** What needs to be done **
Up to and including the line with "-13.1, -15.1, -16.8, -18.1, -19.2]", write out the listing from its first line, minus the pictures.

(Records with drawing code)
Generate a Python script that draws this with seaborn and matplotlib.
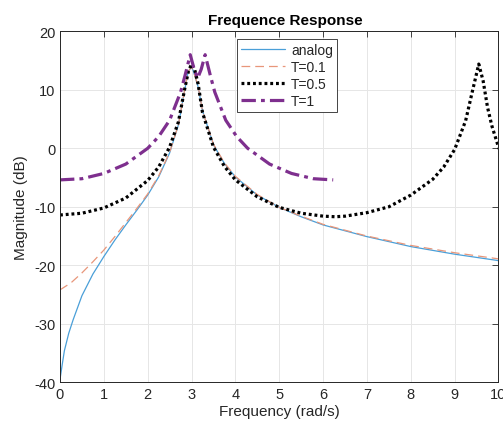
import matplotlib
matplotlib.use("Agg")
import matplotlib.pyplot as plt
import seaborn as sns
import pandas as pd

# ---- data ----
w_analog = [0, 0.05, 0.1, 0.2, 0.3, 0.5, 0.75, 1.0, 1.25, 1.5, 1.75, 2.0, 2.25, 2.5, 2.7, 2.85, 2.92,
            3.0, 3.05, 3.15, 3.25, 3.5, 3.75, 4.0, 4.5, 5.0, 5.5, 6.0, 7.0, 8.0, 9.0, 10.0]
mag_analog = [-39.5, -37.0, -34.6, -31.6, -29.3, -25.2, -21.5, -18.5, -15.7, -13.1, -10.6, -8.0, -4.9,
              -0.8, 4.0, 10.2, 13.0, 14.0, 13.0, 10.5, 6.4, 0.6, -2.6, -4.9, -8.0, -10.1, -11.7,
              -13.1, -15.1, -16.8, -18.1, -19.2]

w_t01 = [0, 0.25, 0.5, 0.75, 1.0, 1.25, 1.5, 1.75, 2.0, 2.25, 2.5, 2.7, 2.85, 2.92, 3.0, 3.05,
         3.15, 3.25, 3.5, 3.75, 4.0, 4.5, 5.0, 5.5, 6.0, 7.0, 8.0, 9.0, 10.0]
mag_t01 = [-24.2, -23.0, -21.3, -19.4, -17.4, -15.1, -12.7, -10.3, -7.8, -4.7, -0.7, 4.0, 10.3,
           13.0, 14.0, 13.0, 10.6, 6.4, 0.7, -2.5, -4.8, -7.9, -10.1, -11.6, -13.0, -15.0, -16.6,
           -17.85, -18.9]

w_t05 = [0, 0.5, 1.0, 1.5, 2.0, 2.25, 2.5, 2.7, 2.85, 2.93, 3.0, 3.07, 3.15, 3.25, 3.5, 3.75, 4.0,
         4.5, 5.0, 5.5, 6.0, 6.28, 6.5, 7.0, 7.5, 8.0, 8.5, 8.75, 9.0, 9.25, 9.4, 9.55, 9.65, 9.75,
         9.85, 10.0, 10.2]
mag_t05 = [-11.4, -11.1, -10.2, -8.5, -5.5, -3.2, 0.2, 4.5, 10.4, 13.2, 14.4, 13.5, 11.0, 6.1, 0.2,
           -3.1, -5.4, -8.3, -10.1, -11.1, -11.6, -11.7, -11.6, -11.0, -10.0, -8.0, -5.3, -3.2,
           -0.2, 4.7, 9.6, 14.4, 11.5, 7.0, 3.8, 0.2, -3.0]

w_t1 = [0, 0.5, 1.0, 1.5, 2.0, 2.25, 2.5, 2.75, 2.85, 2.97, 3.06, 3.14, 3.22, 3.31, 3.43, 3.53,
        3.78, 4.03, 4.28, 4.78, 5.28, 5.78, 6.23]
mag_t1 = [-5.4, -5.2, -4.3, -2.7, 0.0, 2.0, 4.8, 9.6, 12.4, 16.0, 13.5, 12.0, 13.5, 16.0, 12.4,
          9.6, 4.8, 2.0, 0.0, -2.7, -4.3, -5.2, -5.4]

labels = ["analog", "T=0.1", "T=0.5", "T=1"]
x_ticks = list(range(0, 11))
y_ticks = [-40, -30, -20, -10, 0, 10, 20]

sns.set_style("white")
plt.rcParams["font.family"] = ["Liberation Sans", "DejaVu Sans"]
plt.rcParams["axes.unicode_minus"] = False

fig = plt.figure(figsize=(5.03, 4.27), dpi=100)
ax = fig.add_axes([60 / 503, 43.7 / 427, 438.5 / 503, 351 / 427])

series = [
    (w_analog, mag_analog, dict(color="#4a9fd8", linewidth=0.9, linestyle="-")),
    (w_t01, mag_t01, dict(color="#e8967a", linewidth=0.9, dashes=(7, 4))),
    (w_t05, mag_t05, dict(color="black", linewidth=2.3, dashes=(0.9, 0.9))),
    (w_t1, mag_t1, dict(color="#7E2F8E", linewidth=2.3, dashes=(4.5, 1.6, 1.2, 1.6))),
]
for (w, m, st), lab in zip(series, labels):
    df = pd.DataFrame({"w": w, "m": m})
    sns.lineplot(data=df, x="w", y="m", ax=ax, label=lab, sort=False, estimator=None, **st)

ax.set_xlim(0, 10)
ax.set_ylim(-40, 20)
ax.set_xticks(x_ticks)
ax.set_yticks(y_ticks)
ax.grid(True, color="#e6e6e6", linewidth=0.7)
ax.set_axisbelow(True)
for s in ax.spines.values():
    s.set_color("#262626")
    s.set_linewidth(0.7)
ax.tick_params(direction="in", length=4, width=0.6, colors="#262626", labelsize=10.5,
               top=True, right=True, labelcolor="#262626")
ax.set_xlabel("Frequency (rad/s)", fontsize=11, color="#262626", labelpad=2)
ax.set_ylabel("Magnitude (dB)", fontsize=11, color="#262626", labelpad=4)
ax.set_title("Frequence Response", fontsize=11, fontweight="bold", color="#000000", pad=5,
             x=0.513)

leg = ax.legend(loc="upper left", bbox_to_anchor=(0.403, 0.978), fontsize=10, frameon=True,
                fancybox=False, framealpha=1, edgecolor="#262626", handlelength=3.2,
                labelspacing=0.2, borderpad=0.3, handletextpad=0.4, borderaxespad=0)
leg.get_frame().set_linewidth(0.6)

fig.savefig("out.png", dpi=100)
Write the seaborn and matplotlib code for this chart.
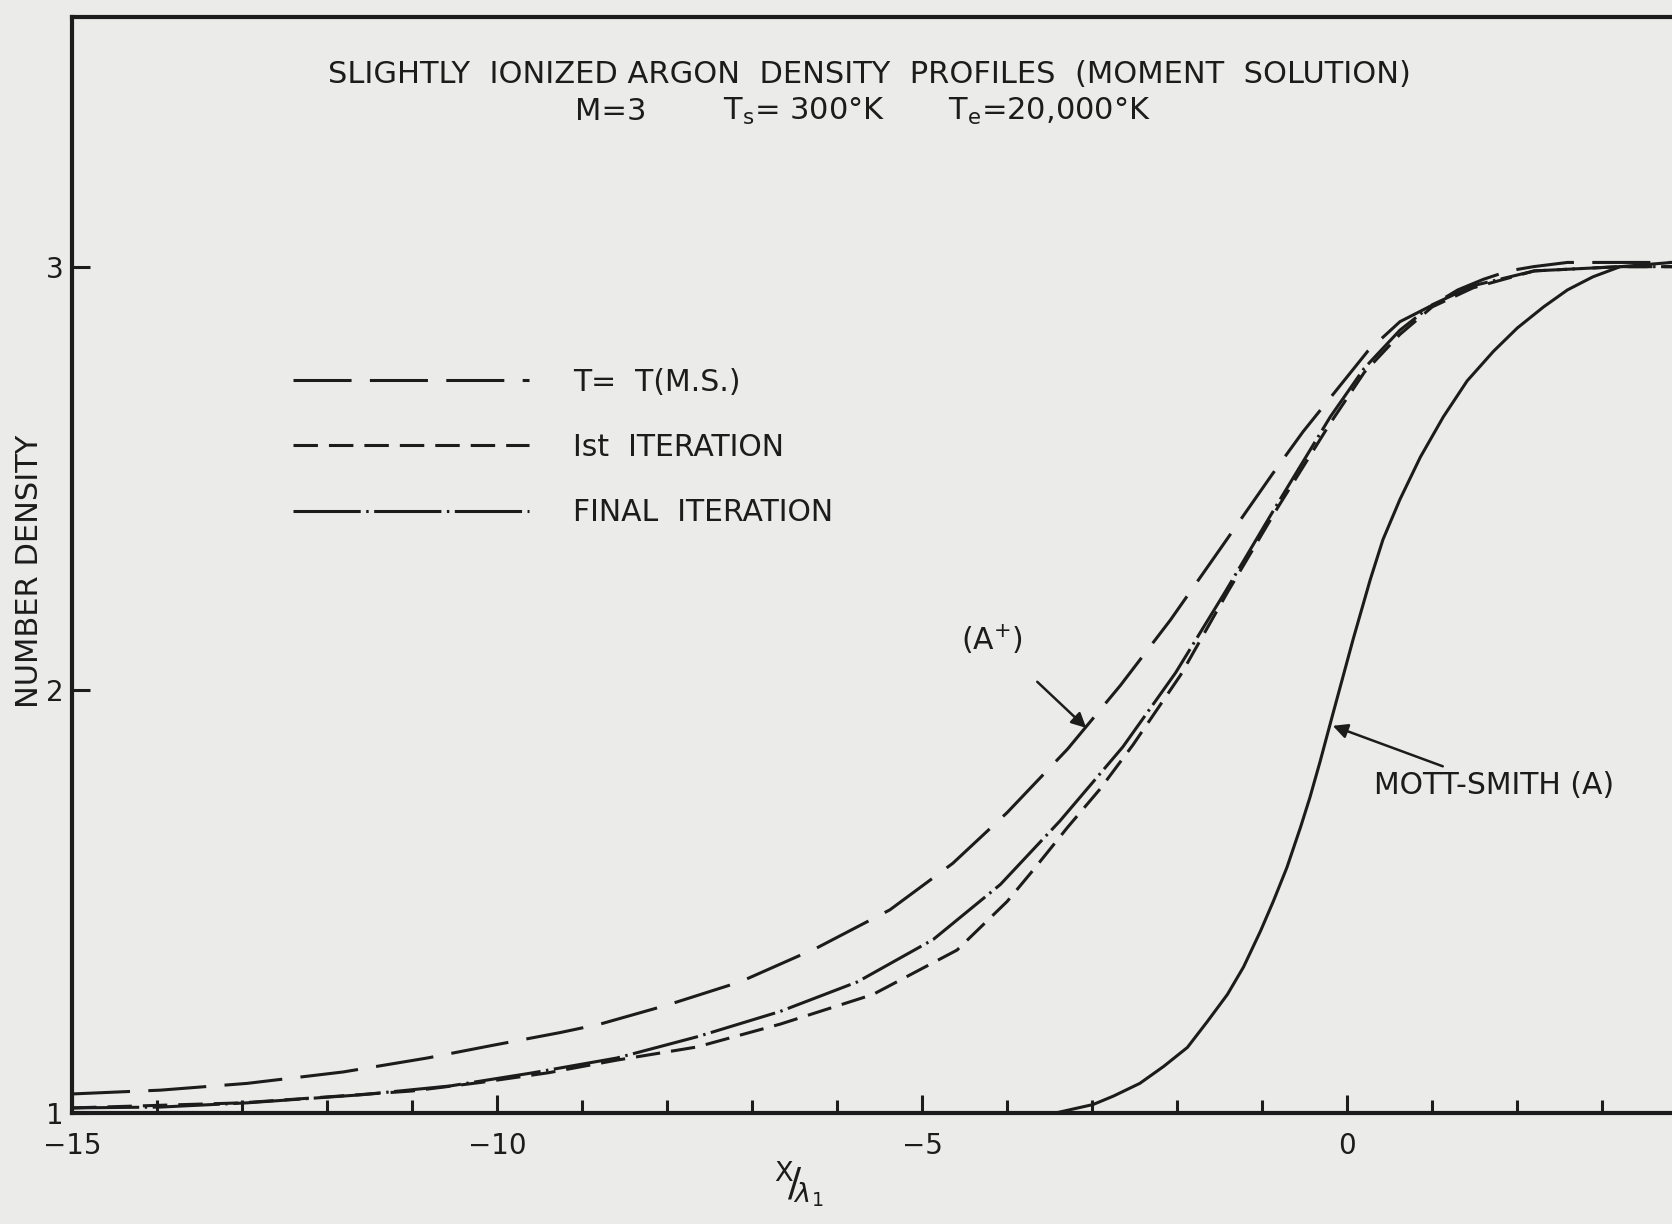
import numpy as np
import pandas as pd
import matplotlib
matplotlib.use("Agg")
import matplotlib.pyplot as plt
import seaborn as sns

# values (x = X/lambda_1, y = number density)
ms_x = [-15.0, -13.96, -12.94, -11.81, -10.82, -10.05, -9.26, -8.79, -8.0, -7.14,
        -6.24, -5.38, -4.64, -4.0, -3.29, -2.67, -2.08, -1.47, -0.88, -0.52, -0.16,
        0.24, 0.62, 1.01, 1.3, 1.6, 1.9, 2.19, 2.59, 3.21, 3.82]
ms_y = [1.045, 1.054, 1.07, 1.097, 1.13, 1.16, 1.19, 1.21, 1.255, 1.31,
        1.39, 1.48, 1.59, 1.71, 1.86, 2.01, 2.165, 2.34, 2.51, 2.61, 2.70,
        2.80, 2.87, 2.91, 2.945, 2.97, 2.99, 3.0, 3.01, 3.01, 3.01]

it1_x = [-15.0, -13.0, -11.0, -10.2, -9.4, -8.59, -7.65, -6.67, -5.58, -4.59,
         -4.0, -3.69, -3.29, -2.91, -2.52, -1.96, -1.41, -0.82, -0.2, 0.2, 0.62,
         1.0, 1.48, 2.2, 3.2, 3.82]
it1_y = [1.012, 1.024, 1.052, 1.072, 1.095, 1.125, 1.156, 1.21, 1.28, 1.385,
         1.50, 1.575, 1.675, 1.765, 1.87, 2.035, 2.23, 2.43, 2.63, 2.75, 2.84,
         2.905, 2.95, 2.99, 3.0, 3.0]

fin_x = [-15.0, -13.96, -12.94, -11.6, -10.55, -9.58, -8.59, -7.65, -6.67, -5.76,
         -4.87, -4.08, -3.38, -2.64, -2.02, -1.44, -0.82, -0.2, 0.2, 0.62, 1.0,
         1.48, 2.2, 3.2, 3.82]
fin_y = [1.012, 1.014, 1.024, 1.043, 1.064, 1.095, 1.13, 1.18, 1.24, 1.31,
         1.41, 1.54, 1.69, 1.865, 2.04, 2.23, 2.44, 2.645, 2.76, 2.85, 2.91,
         2.955, 2.99, 3.0, 3.0]

mott_x = [-3.5, -3.41, -2.99, -2.75, -2.44, -2.16, -1.88, -1.65, -1.41, -1.22,
          -1.02, -0.87, -0.71, -0.55, -0.44, -0.32, -0.2, 0.07, 0.27, 0.42, 0.62,
          0.86, 1.13, 1.41, 1.72, 2.0, 2.31, 2.59, 2.89, 3.21, 3.82]
mott_y = [1.0, 1.001, 1.02, 1.04, 1.07, 1.11, 1.155, 1.215, 1.28, 1.345,
          1.43, 1.50, 1.58, 1.675, 1.745, 1.83, 1.92, 2.12, 2.26, 2.355, 2.45,
          2.55, 2.645, 2.73, 2.80, 2.855, 2.905, 2.945, 2.976, 3.0, 3.01]

legend_labels = ["T=  T(M.S.)", "Ist  ITERATION", "FINAL  ITERATION"]
x_ticks = [-15, -10, -5, 0]
y_ticks = [1, 2, 3]

paper = "#ebebea"
ink = "#1c1c1c"

sns.set_style("ticks")
plt.rcParams["font.family"] = ["DejaVu Sans"]
plt.rcParams["mathtext.fontset"] = "dejavusans"

fig = plt.figure(figsize=(16.72, 12.24), dpi=100, facecolor=paper)
ax = fig.add_axes([72 / 1672, 1 - 1113 / 1224, 1600 / 1672, (1113 - 17) / 1224])
ax.set_facecolor(paper)

lw = 2.2
sns.lineplot(x=ms_x, y=ms_y, ax=ax, color=ink, linewidth=lw,
             linestyle=(0, (19, 6)), label=legend_labels[0])
sns.lineplot(x=it1_x, y=it1_y, ax=ax, color=ink, linewidth=lw,
             linestyle=(0, (8, 3.6)), label=legend_labels[1])
sns.lineplot(x=fin_x, y=fin_y, ax=ax, color=ink, linewidth=lw,
             linestyle=(0, (22, 1.8, 0.8, 1.8)), label=legend_labels[2])
sns.lineplot(x=mott_x, y=mott_y, ax=ax, color=ink, linewidth=lw)

ax.set_xlim(-15, 3.82)
ax.set_ylim(1, 3.59)

ax.set_xticks(x_ticks)
ax.set_xticks(np.arange(-14, 4, 1), minor=True)
ax.set_xticklabels(["\u221215", "\u221210", "\u22125", "0"])
ax.set_yticks(y_ticks)
ax.set_yticklabels([str(v) for v in y_ticks])
ax.tick_params(axis="both", which="major", direction="in", length=13, width=2.2,
               color=ink, labelcolor=ink, labelsize=20)
ax.tick_params(axis="y", which="major", pad=6)
ax.tick_params(axis="x", which="major", pad=14)
ax.tick_params(axis="x", which="minor", direction="in", length=9.5, width=2.2, color=ink)

for side in ["left", "bottom", "top"]:
    ax.spines[side].set_linewidth(3)
    ax.spines[side].set_color(ink)
ax.spines["right"].set_visible(False)

ax.set_xlabel(r"${}^{\mathrm{X}}\!/\!{}_{\lambda_{1}}$", fontsize=28, color=ink)
ax.xaxis.set_label_coords(0.454, -0.042)
ax.set_ylabel("NUMBER DENSITY", fontsize=22, color=ink)
ax.yaxis.set_label_coords(-0.0175, 0.494)

leg = ax.legend(loc="upper left", bbox_to_anchor=(0.138, 0.68), frameon=False,
                fontsize=21.5, handlelength=7.9, handletextpad=1.5, labelspacing=1.21,
                labelcolor=ink, borderaxespad=0, borderpad=0)

fig.text(0.5197, 0.939, "SLIGHTLY  IONIZED ARGON  DENSITY  PROFILES  (MOMENT  SOLUTION)",
         ha="center", va="center", fontsize=22, color=ink)
fig.text(0.365, 0.909, "M=3", ha="center", va="center", fontsize=22, color=ink)
fig.text(0.481, 0.909, r"T$_\mathrm{s}$= 300°K", ha="center", va="center", fontsize=22, color=ink)
fig.text(0.628, 0.909, r"T$_\mathrm{e}$=20,000°K", ha="center", va="center", fontsize=22, color=ink)

ax.annotate(r"(A$^{+}$)", xy=(-3.07, 1.91), xytext=(-4.18, 2.12),
            ha="center", va="center", fontsize=21.5, color=ink,
            arrowprops=dict(arrowstyle="-|>", color=ink, lw=1.8,
                            mutation_scale=22, shrinkA=24, shrinkB=0))
ax.annotate("MOTT-SMITH (A)", xy=(-0.17, 1.915), xytext=(0.31, 1.775),
            ha="left", va="center", fontsize=21.5, color=ink,
            arrowprops=dict(arrowstyle="-|>", color=ink, lw=1.8,
                            mutation_scale=22, shrinkA=2, shrinkB=0))

fig.savefig("out.png", dpi=100, facecolor=paper)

** Reply to the exercise **
Generate a Python script that draws this with seaborn and matplotlib.
import matplotlib
matplotlib.use("Agg")
import matplotlib.pyplot as plt
import seaborn as sns
import pandas as pd

# ---- data ----
w_analog = [0, 0.05, 0.1, 0.2, 0.3, 0.5, 0.75, 1.0, 1.25, 1.5, 1.75, 2.0, 2.25, 2.5, 2.7, 2.85, 2.92,
            3.0, 3.05, 3.15, 3.25, 3.5, 3.75, 4.0, 4.5, 5.0, 5.5, 6.0, 7.0, 8.0, 9.0, 10.0]
mag_analog = [-39.5, -37.0, -34.6, -31.6, -29.3, -25.2, -21.5, -18.5, -15.7, -13.1, -10.6, -8.0, -4.9,
              -0.8, 4.0, 10.2, 13.0, 14.0, 13.0, 10.5, 6.4, 0.6, -2.6, -4.9, -8.0, -10.1, -11.7,
              -13.1, -15.1, -16.8, -18.1, -19.2]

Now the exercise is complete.